Curtiss, Glenn Hammond (1878-1930), an American inventor, made important contributions to the development of aircraft. He manufactured airplanes, and made thousands of planes during World War I (1914-1918). In 1919, a Navy-Curtiss flying boat, commanded by Albert C. Read, made the first flight across the Atlantic Ocean. During the 1920’s, Curtiss’s company designed and built a number of famous racing aircraft.

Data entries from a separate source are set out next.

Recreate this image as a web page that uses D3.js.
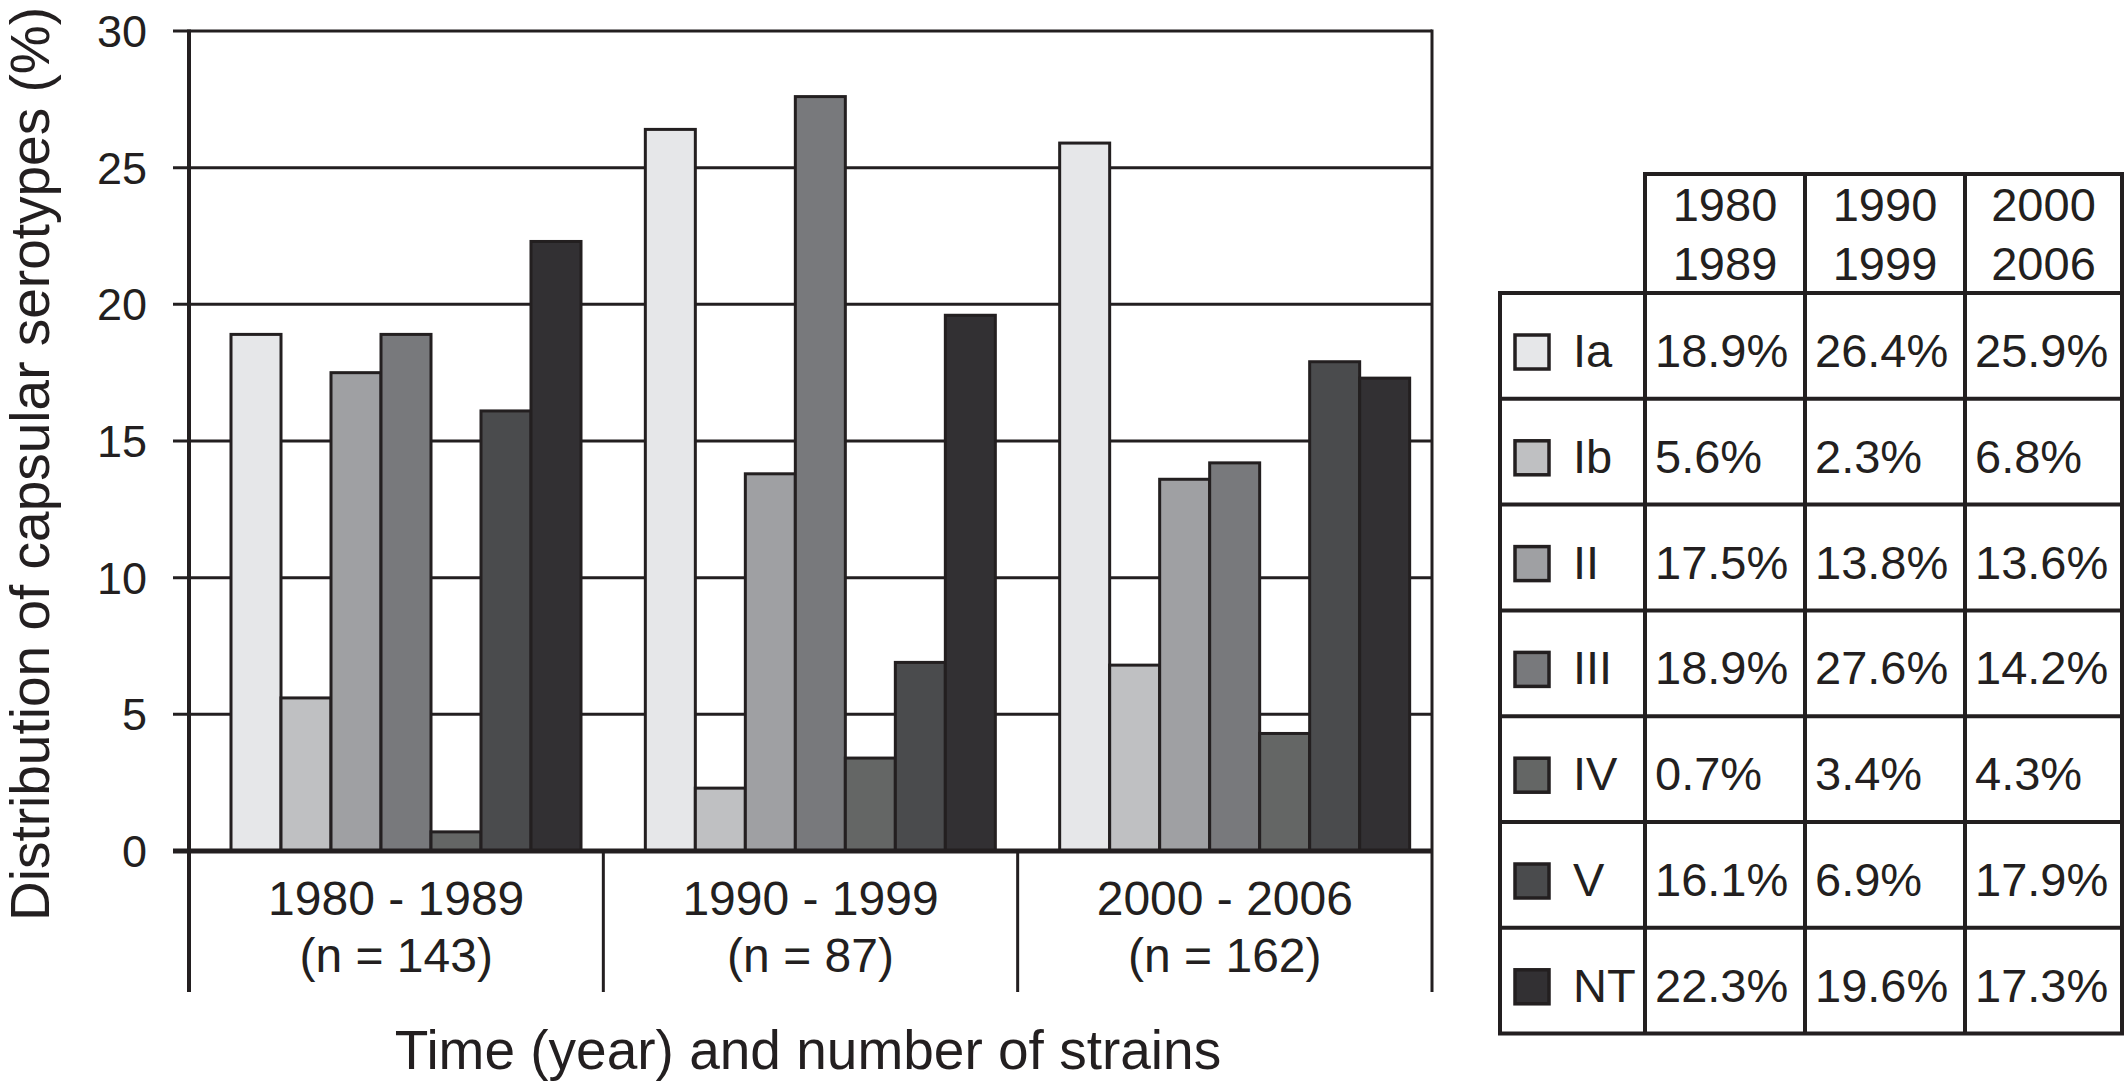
<!DOCTYPE html>
<html>
<head>
<meta charset="utf-8">
<script src="https://cdn.jsdelivr.net/npm/d3@7"></script>
<style>
  body { margin: 0; background: #fff; }
  text { font-family: "Liberation Sans", Arial, Helvetica, sans-serif; fill: #231f20; }
</style>
</head>
<body>
<div class="board"></div>
<script>
var WIDTH = 2125;
var HEIGHT = 1083;
var INK = '#231f20';

// data
var periods = ['1980 - 1989', '1990 - 1999', '2000 - 2006'];
var strainCounts = ['(n = 143)', '(n = 87)', '(n = 162)'];
var headerStart = ['1980', '1990', '2000'];
var headerEnd = ['1989', '1999', '2006'];
var serotypes = ['Ia', 'Ib', 'II', 'III', 'IV', 'V', 'NT'];
var values1980 = [18.9, 5.6, 17.5, 18.9, 0.7, 16.1, 22.3];
var values1990 = [26.4, 2.3, 13.8, 27.6, 3.4, 6.9, 19.6];
var values2000 = [25.9, 6.8, 13.6, 14.2, 4.3, 17.9, 17.3];
var yTicks = [0, 5, 10, 15, 20, 25, 30];
var greys = ['#e6e7e9', '#bfc0c2', '#9fa0a3', '#78797c', '#646665', '#4a4b4d', '#323033'];

var seriesByPeriod = [values1980, values1990, values2000];

var svg = d3.select('.board')
  .append('svg')
  .attr('width', WIDTH)
  .attr('height', HEIGHT);

// ---- bar chart ----
var plotLeft = 189, plotRight = 1432, plotTop = 31, zeroY = 851, bottomY = 992;

var y = d3.scaleLinear().domain([0, 30]).range([zeroY, plotTop]);
var x0 = d3.scaleBand().domain(periods).range([plotLeft, plotRight]);
var x1 = d3.scaleBand().domain(serotypes).range([42, 392]);
var colour = d3.scaleOrdinal().domain(serotypes).range(greys);

// gridlines + ticks
svg.append('g').selectAll('line')
  .data(yTicks.filter(function(d) { return d > 0; }))
  .enter().append('line')
  .attr('x1', plotLeft - 16)
  .attr('x2', plotRight)
  .attr('y1', function(d) { return y(d); })
  .attr('y2', function(d) { return y(d); })
  .attr('stroke', INK)
  .attr('stroke-width', 3);

svg.append('g').selectAll('text')
  .data(yTicks)
  .enter().append('text')
  .attr('x', 147)
  .attr('y', function(d) { return y(d) + 16; })
  .attr('text-anchor', 'end')
  .attr('font-size', 45)
  .text(function(d) { return d; });

// bars
var groups = svg.append('g').selectAll('g')
  .data(periods)
  .enter().append('g')
  .attr('transform', function(d) { return 'translate(' + x0(d) + ',0)'; });

groups.selectAll('rect')
  .data(function(d, i) {
    return serotypes.map(function(s, j) { return { key: s, value: seriesByPeriod[i][j] }; });
  })
  .enter().append('rect')
  .attr('x', function(d) { return x1(d.key); })
  .attr('width', x1.bandwidth())
  .attr('y', function(d) { return y(d.value); })
  .attr('height', function(d) { return zeroY - y(d.value); })
  .attr('fill', function(d) { return colour(d.key); })
  .attr('stroke', INK)
  .attr('stroke-width', 3);

// frame
svg.append('line')
  .attr('x1', plotLeft - 16).attr('x2', plotRight)
  .attr('y1', zeroY).attr('y2', zeroY)
  .attr('stroke', INK).attr('stroke-width', 5);

svg.append('line')
  .attr('x1', plotLeft).attr('x2', plotLeft)
  .attr('y1', plotTop - 1.5).attr('y2', bottomY)
  .attr('stroke', INK).attr('stroke-width', 4);

svg.append('line')
  .attr('x1', plotRight).attr('x2', plotRight)
  .attr('y1', plotTop - 1.5).attr('y2', bottomY)
  .attr('stroke', INK).attr('stroke-width', 3);

svg.append('g').selectAll('line')
  .data(periods.slice(1))
  .enter().append('line')
  .attr('x1', function(d) { return x0(d); })
  .attr('x2', function(d) { return x0(d); })
  .attr('y1', zeroY).attr('y2', bottomY)
  .attr('stroke', INK).attr('stroke-width', 3);

// category labels
var catLabels = svg.append('g').selectAll('text')
  .data(periods)
  .enter().append('text')
  .attr('text-anchor', 'middle')
  .attr('font-size', 48)
  .attr('x', function(d) { return x0(d) + x0.bandwidth() / 2; });

catLabels.append('tspan')
  .attr('y', 915)
  .text(function(d) { return d; });

catLabels.append('tspan')
  .attr('x', function(d) { return x0(d) + x0.bandwidth() / 2; })
  .attr('y', 972)
  .text(function(d, i) { return strainCounts[i]; });

// axis titles
svg.append('text')
  .attr('x', 808)
  .attr('y', 1069)
  .attr('text-anchor', 'middle')
  .attr('font-size', 55)
  .text('Time (year) and number of strains');

svg.append('text')
  .attr('transform', 'translate(49,464) rotate(-90)')
  .attr('text-anchor', 'middle')
  .attr('font-size', 55)
  .text('Distribution of capsular serotypes (%)');

// ---- table legend ----
var colEdges = [1500, 1645, 1805, 1965, 2122];
var headTop = 174, headBottom = 293, rowH = 105.8;
var row = d3.scaleBand().domain(serotypes).range([headBottom, headBottom + rowH * serotypes.length]);

var table = svg.append('g');

// horizontal lines
table.append('line')
  .attr('x1', colEdges[1] - 2).attr('x2', colEdges[4] + 2)
  .attr('y1', headTop).attr('y2', headTop)
  .attr('stroke', INK).attr('stroke-width', 4);

table.selectAll('line.h')
  .data(serotypes.concat(['end']))
  .enter().append('line')
  .attr('class', 'h')
  .attr('x1', colEdges[0] - 2).attr('x2', colEdges[4] + 2)
  .attr('y1', function(d, i) { return headBottom + i * rowH; })
  .attr('y2', function(d, i) { return headBottom + i * rowH; })
  .attr('stroke', INK).attr('stroke-width', 4);

// vertical lines
table.selectAll('line.v')
  .data(colEdges)
  .enter().append('line')
  .attr('class', 'v')
  .attr('x1', function(d) { return d; })
  .attr('x2', function(d) { return d; })
  .attr('y1', function(d, i) { return i === 0 ? headBottom : headTop; })
  .attr('y2', headBottom + rowH * serotypes.length)
  .attr('stroke', INK).attr('stroke-width', 4);

// header
var heads = table.selectAll('text.head')
  .data(headerStart)
  .enter().append('text')
  .attr('class', 'head')
  .attr('text-anchor', 'middle')
  .attr('font-size', 47);

heads.append('tspan')
  .attr('x', function(d, i) { return (colEdges[i + 1] + colEdges[i + 2]) / 2; })
  .attr('y', 221)
  .text(function(d) { return d; });

heads.append('tspan')
  .attr('x', function(d, i) { return (colEdges[i + 1] + colEdges[i + 2]) / 2; })
  .attr('y', 280)
  .text(function(d, i) { return headerEnd[i]; });

// swatches + labels
table.selectAll('rect')
  .data(serotypes)
  .enter().append('rect')
  .attr('x', 1515)
  .attr('y', function(d) { return row(d) + 42; })
  .attr('width', 34)
  .attr('height', 34)
  .attr('fill', function(d) { return colour(d); })
  .attr('stroke', INK)
  .attr('stroke-width', 3.5);

table.selectAll('text.lab')
  .data(serotypes)
  .enter().append('text')
  .attr('class', 'lab')
  .attr('x', 1573)
  .attr('y', function(d) { return row(d) + 74; })
  .attr('font-size', 47)
  .text(function(d) { return d; });

// values
seriesByPeriod.forEach(function(vals, c) {
  table.selectAll('text.val' + c)
    .data(vals)
    .enter().append('text')
    .attr('class', 'val' + c)
    .attr('x', colEdges[c + 1] + 10)
    .attr('y', function(d, i) { return row(serotypes[i]) + 74; })
    .attr('font-size', 47)
    .text(function(d) { return d.toFixed(1) + '%'; });
});
</script>
</body>
</html>
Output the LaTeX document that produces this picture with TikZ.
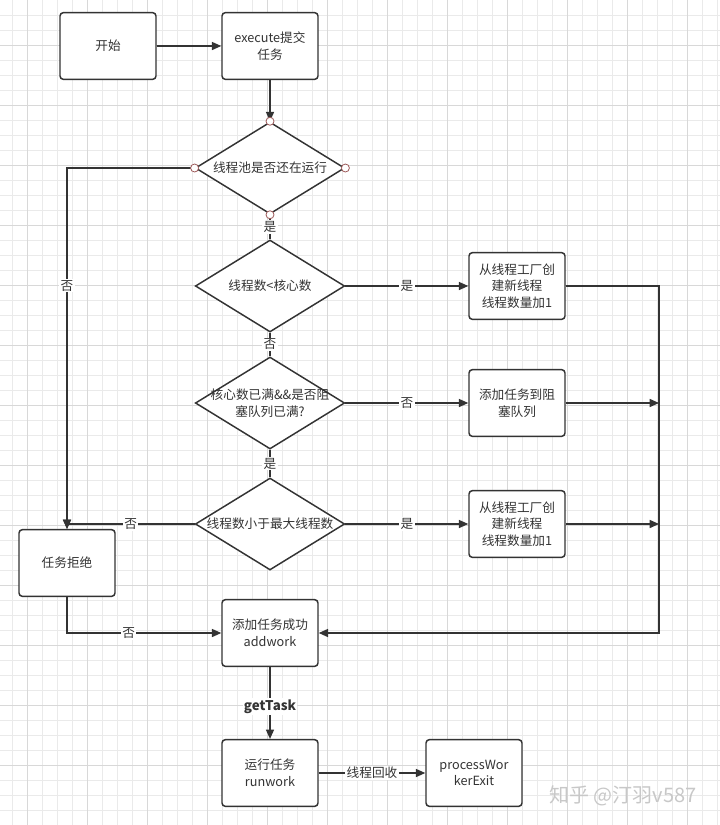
\documentclass[tikz,border=0pt]{standalone}
\usepackage{fontspec}
\setmainfont{Noto Sans CJK SC}
\usetikzlibrary{arrows.meta, positioning, shapes.geometric}
\definecolor{flline}{HTML}{333333}
\definecolor{fltext}{HTML}{333333}
\definecolor{flgrid}{HTML}{EAEAEA}
\definecolor{flmajor}{HTML}{D8D8D8}
\definecolor{flport}{HTML}{9E5A5A}
\definecolor{flmark}{HTML}{C8C8C8}

\begin{document}
\begin{tikzpicture}[x=0.75pt, y=-0.75pt,
  txt/.style={font=\fontsize{9.5}{12.5}\selectfont, text=fltext},
  procbox/.style={txt, draw=flline, line width=1.1pt, rounded corners=2.5pt, fill=white, minimum width=72pt, minimum height=50pt, align=center},
  decide/.style={diamond, draw=flline, line width=1.1pt, fill=white, minimum width=112pt, minimum height=69pt, inner sep=0pt},
  dtext/.style={txt, align=center},
  flow/.style={draw=flline, line width=1.1pt, -{Triangle[length=7pt, width=6pt]}},
  link/.style={draw=flline, line width=1.1pt},
  elabel/.style={txt, fill=white, inner sep=1pt},
  port/.style={circle, draw=flport, fill=white, line width=0.6pt, inner sep=0pt, minimum size=6pt},
]
  % Canvas and grid
  \fill[white] (0,0) rectangle (720,825);
  \useasboundingbox (0,0) rectangle (720,825);
  \foreach \gx in {12,27,...,717} \draw[flgrid, line width=0.75pt] (\gx,0) -- (\gx,825);
  \foreach \gy in {15,30,...,825} \draw[flgrid, line width=0.75pt] (0,\gy) -- (720,\gy);
  \foreach \gx in {27,87,...,687} \draw[flmajor, line width=0.75pt] (\gx,0) -- (\gx,825);
  \foreach \gy in {45,105,...,825} \draw[flmajor, line width=0.75pt] (0,\gy) -- (720,\gy);

  % Boxes
  \node[procbox] (start) at (108,46) {开始};
  \node[procbox] (submit) at (270,46) {execute提交\\任务};
  \node[procbox] (newone) at (517,286) {从线程工厂创\\建新线程\\线程数量加1};
  \node[procbox] (queue) at (517,403) {添加任务到阻\\塞队列};
  \node[procbox] (newtwo) at (517,524) {从线程工厂创\\建新线程\\线程数量加1};
  \node[procbox] (reject) at (67,563) {任务拒绝};
  \node[procbox] (addwork) at (270,633) {添加任务成功\\addwork};
  \node[procbox] (runwork) at (270,773) {运行任务\\runwork};
  \node[procbox] (exitw) at (474,773) {processWor\\kerExit};

  % Decisions
  \node[decide, label={[dtext]center:线程池是否还在运行}] (alive) at (270,168) {};
  \node[decide, label={[dtext]center:线程数<核心数}] (core) at (270,286) {};
  \node[decide, label={[dtext]center:核心数已满\&\&是否阻\\塞队列已满?}] (full) at (270,403) {};
  \node[decide, label={[dtext]center:线程数小于最大线程数}] (maxth) at (270,524) {};

  \coordinate (rail) at (659,0);

  % Connectors
  \draw[flow] (start) -- (submit);
  \draw[flow] (submit) -- (alive.north);
  \draw[link] (alive.south) -- node[elabel] {是} (core.north);
  \draw[link] (core.south) -- node[elabel] {否} (full.north);
  \draw[link] (full.south) -- node[elabel] {是} (maxth.north);
  \draw[flow] (alive.west) -| node[elabel, pos=0.663] {否} (reject.north);
  \draw[flow] (maxth.west) -| node[elabel, pos=0.25] {否} (reject.north);
  \draw[flow] (core.east) -- node[elabel] {是} (newone.west);
  \draw[flow] (full.east) -- node[elabel] {否} (queue.west);
  \draw[flow] (maxth.east) -- node[elabel] {是} (newtwo.west);
  \draw[flow] (queue.east) -- (queue.east -| rail);
  \draw[flow] (newtwo.east) -- (newtwo.east -| rail);
  \draw[flow] (newone.east) -- (newone.east -| rail) -- (rail |- addwork.east) -- (addwork.east);
  \draw[flow] (reject.south) |- node[elabel, pos=0.7] {否} (addwork.west);
  \draw[flow] (addwork) -- node[elabel, pos=0.55, font=\fontsize{10}{12}\selectfont\bfseries] {getTask} (runwork);
  \draw[flow] (runwork) -- node[elabel] {线程回收} (exitw);

  % Ports on the first decision
  \foreach \a in {north,south,east,west} \node[port] (port-\a) at (alive.\a) {};

  % Watermark
  \node[font=\fontsize{15}{18}\selectfont, text=flmark] (mark) at (623,796) {知乎 @汀羽v587};
\end{tikzpicture}
\end{document}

Curtiss was born in Hammondsport, New York, on May 21, 1878, and educated in the town’s elementary schools. An interest in bicycle racing as a boy eventually led to his flying career. After racing bicycles, he turned to building motorcycles. In 1907, on a motorcycle of his own design, Curtiss reached nearly 137 miles (220 kilometers) per hour during a race. Curtiss’s motorcycle engines attracted the attention of the balloonist Thomas Scott Baldwin, who used them to power his airships. Curtiss built his first airplane engine in 1907. In 1908, he helped design an airplane called the June Bug. It had a box tail and was controlled by ailerons (hinged flaps on the wings). The ailerons caused the plane to roll for more effective turning. Orville and Wilbur Wright had obtained a patent in 1906 on a method of twisting wings to roll a plane. They claimed Curtiss’s ailerons violated their patent. They won a court suit against Curtiss in 1913.
In 1910, Curtiss won $10,000 by flying one of his planes, the Albany Flier, from Albany, New York, to New York City in 2 hours 51 minutes. He built the first planes for the United States Navy in 1911 after demonstrating that planes could land and take off from ships. He is thus sometimes called the Father of Naval Aviation. Curtiss died on July 23, 1930.